Rabbi Jonathan Rosenblatt, the New York spiritual leader who has been under fire for having sauna chats with boys in his congregation, reportedly has resigned from his Bronx synagogue.
The decision was announced in an email letter sent to the synagogue membership on Wednesday evening signed by the synagogue’s president, Samson Fine, the Israel-based news website reported.
“Rabbi Rosenblatt has today informed RJC’s leadership that he intends to step aside from the Senior Rabbinate of the RJC,” the email read, according to the Times of Israel. “The Shul’s Board of Trustees was informed at this evening Board meeting and we anticipate discussing transition details the Board in the next two weeks.”
Rosenblatt playing racquetball and visiting the showers and sauna with boys and young men from the congregation garnered headlines after an expose in The New York Times last May. The article reported that some congregants and former congregants of the modern Orthodox synagogue discussed the trips to the sauna, during which the rabbi “engaged the boys in searching conversations about their lives, problems and faith.”

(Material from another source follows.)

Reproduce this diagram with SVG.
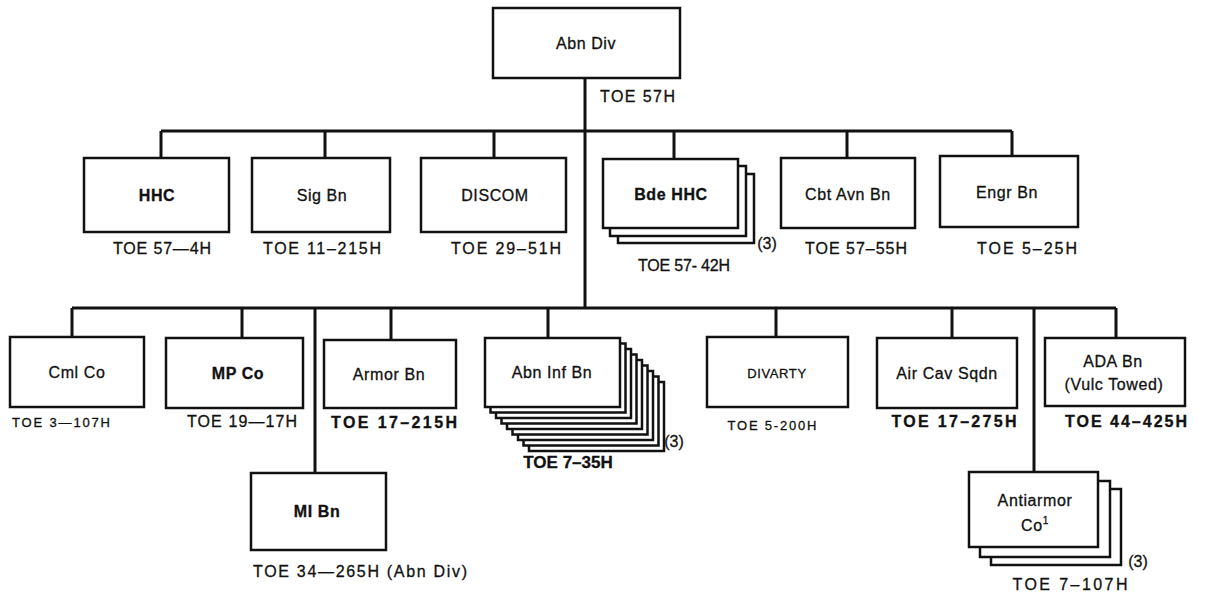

No one cited in the story accused Rosenblatt of sexual touching, but several expressed their discomfort with the practice and described the behavior as deeply inappropriate for a rabbi and mentor. At various times, Rosenblatt was told by rabbinic bodies or his congregation’s board to limit such activity.
The synagogue determined early last June that no misconduct took place during the sauna sessions, and that Rosenblatt adhered to established guidelines in engaging with the boys.
Rosenblatt apologized in a letter to the congregation for inappropriate behavior and denied any criminal wrongdoing.
Following the Times story, the RJC’s board of directors voted 34-8 to seek a financial settlement to get Rosenblatt to resign his pulpit. But Rosenblatt vowed to stay on, saying that removing him would be a “disproportionate” response. Hundreds of congregants signed a petition backing the rabbi, while far fewer signed a competing petition calling on Rosenblatt to resign.
Rosenblatt’s determination to stay was bolstered by the warm reception he received after rending a dramatic public apology in front of hundreds of congregants at a synagogue gathering in late June.
Rosenblatt, a Baltimore native, studied in Israel at Yeshivat Har Etzion and was ordained by the Rabbi Isaac Elchanan Theological Seminary of Yeshiva University in 1982.